What you have to do
Without the pictures, output the lines of the material from the very first through the one that holds "import plotly.graph_objects as go".

* * * *

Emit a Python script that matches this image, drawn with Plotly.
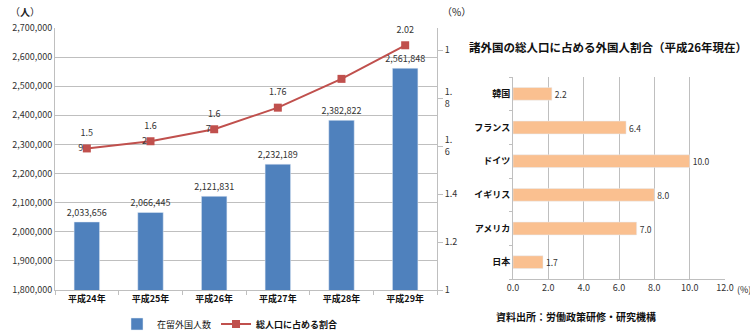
import plotly.graph_objects as go

years = ["平成24年", "平成25年", "平成26年", "平成27年", "平成28年", "平成29年"]
residents = [2033656, 2066445, 2121831, 2232189, 2382822, 2561848]
ratio = [1.59, 1.62, 1.67, 1.76, 1.88, 2.02]
ratio_top_labels = ["1.5", "1.6", "1.6", "1.76", "", "2.02"]
ratio_side_labels = ["9", "2", "7", "", "", ""]
left_ticks = [1800000 + 100000 * i for i in range(10)]
right_tickvals = [1.0, 1.2, 1.4, 1.6, 1.8, 2.0]
right_ticktext = ["1", "1.2", "1.4", "1.<br>6", "1.<br>8", "1"]

countries = ["韓国", "フランス", "ドイツ", "イギリス", "アメリカ", "日本"]
foreign_share = [2.2, 6.4, 10.0, 8.0, 7.0, 1.7]

FONT = "Noto Sans CJK JP"
BLUE = "#4F81BD"
RED = "#C0504D"
ORANGE = "#FAC090"
GRID = "#BFBFBF"

fig = go.Figure()

fig.add_trace(go.Bar(
    x=years, y=residents, name="在留外国人数", marker_color=BLUE, width=0.4,
    text=[f"{v:,}" for v in residents], textposition="outside", cliponaxis=False,
    constraintext="none",
    textfont=dict(size=9, color="#333333", family=FONT),
    xaxis="x", yaxis="y", showlegend=True))

fig.add_trace(go.Scatter(
    x=years, y=ratio, name="<b>総人口に占める割合</b>", mode="lines+markers",
    line=dict(color=RED, width=2), marker=dict(symbol="square", size=8, color=RED),
    xaxis="x", yaxis="y2", cliponaxis=False))

fig.add_trace(go.Scatter(
    x=years, y=ratio, mode="markers+text", text=ratio_side_labels,
    textposition="middle left", marker=dict(size=4, opacity=0),
    textfont=dict(size=9, color="#333333", family=FONT),
    xaxis="x", yaxis="y2", showlegend=False, hoverinfo="skip", cliponaxis=False))

fig.add_trace(go.Scatter(
    x=years, y=ratio, mode="markers+text", text=ratio_top_labels,
    textposition="top center", marker=dict(size=15, opacity=0),
    textfont=dict(size=9, color="#333333", family=FONT),
    xaxis="x", yaxis="y2", showlegend=False, hoverinfo="skip", cliponaxis=False))

fig.add_trace(go.Bar(
    x=foreign_share, y=countries, orientation="h", marker_color=ORANGE, width=0.38,
    text=[f"{v:.1f}" for v in foreign_share], textposition="outside", cliponaxis=False,
    constraintext="none",
    textfont=dict(size=8.5, color="#333333", family=FONT),
    xaxis="x3", yaxis="y3", showlegend=False))

fig.update_layout(
    width=750, height=331, margin=dict(l=0, r=0, t=0, b=0, autoexpand=False),
    paper_bgcolor="white", plot_bgcolor="white",
    font=dict(family=FONT, size=9, color="#222222"),
    xaxis=dict(domain=[55/750, 437/750], type="category",
               tickvals=years, ticktext=[f"<b>{y}</b>" for y in years],
               tickfont=dict(size=9, color="#111111"), showline=True, linecolor=GRID,
               ticks="outside", ticklen=4, tickcolor=GRID, tickson="boundaries",
               showgrid=False, automargin=False),
    yaxis=dict(domain=[41/331, 303/331], range=[1800000, 2700000],
               tickvals=left_ticks, tickformat=",d", showgrid=True, gridcolor=GRID,
               showline=True, linecolor=GRID, ticks="", tickfont=dict(size=9, color="#333333"),
               zeroline=False, automargin=False),
    yaxis2=dict(overlaying="y", side="right", range=[1.0, 2.092],
                tickvals=right_tickvals, ticktext=right_ticktext, showgrid=False,
                showline=True, linecolor=GRID, ticks="outside", ticklen=5, tickcolor=GRID,
                tickfont=dict(size=9, color="#333333"), zeroline=False, automargin=False),
    xaxis3=dict(domain=[513/750, 725/750], range=[0, 12], dtick=2, tickformat=".1f",
                showgrid=True, gridcolor=GRID, showline=True, linecolor=GRID,
                ticks="", tickfont=dict(size=9, color="#333333"), zeroline=False,
                anchor="y3", automargin=False),
    yaxis3=dict(domain=[52/331, 254/331], anchor="x3", autorange="reversed",
                tickvals=countries, ticktext=[f"<b>{c}</b>" for c in countries],
                showline=True, linecolor=GRID, ticks="outside", ticklen=3, tickcolor=GRID,
                tickson="boundaries", showgrid=False,
                tickfont=dict(size=9, color="#111111"), automargin=False),
    legend=dict(orientation="h", x=117/750, y=7/331, xanchor="left", yanchor="middle",
                font=dict(size=9, color="#111111"), bgcolor="rgba(0,0,0,0)",
                itemwidth=30, tracegroupgap=0),
    annotations=[
        dict(text="（<b>人</b>）", x=8/750, y=1 - 11/331, xref="paper", yref="paper", showarrow=False,
             xanchor="left", yanchor="middle", font=dict(size=10, color="#222222")),
        dict(text="（%）", x=440/750, y=1 - 11/331, xref="paper", yref="paper", showarrow=False,
             xanchor="left", yanchor="middle", font=dict(size=10, color="#222222")),
        dict(text="<b>諸外国の総人口に占める外国人割合（平成26年現在）</b>", x=749/750,
             y=1 - 47/331, xref="paper", yref="paper", showarrow=False, xanchor="right",
             yanchor="middle", font=dict(size=11.5, color="#111111")),
        dict(text="(%)", x=735/750, y=1 - 289/331, xref="paper", yref="paper", showarrow=False,
             xanchor="left", yanchor="middle", font=dict(size=9, color="#222222")),
        dict(text="<b>資料出所：労働政策研修・研究機構</b>", x=494/750, y=1 - 316/331,
             xref="paper", yref="paper", showarrow=False, xanchor="left", yanchor="middle",
             font=dict(size=10, color="#111111")),
    ],
)

fig.write_html("out.html")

* * * *

Response to the exercise
Emit a Python script that matches this image, drawn with Plotly.
import plotly.graph_objects as go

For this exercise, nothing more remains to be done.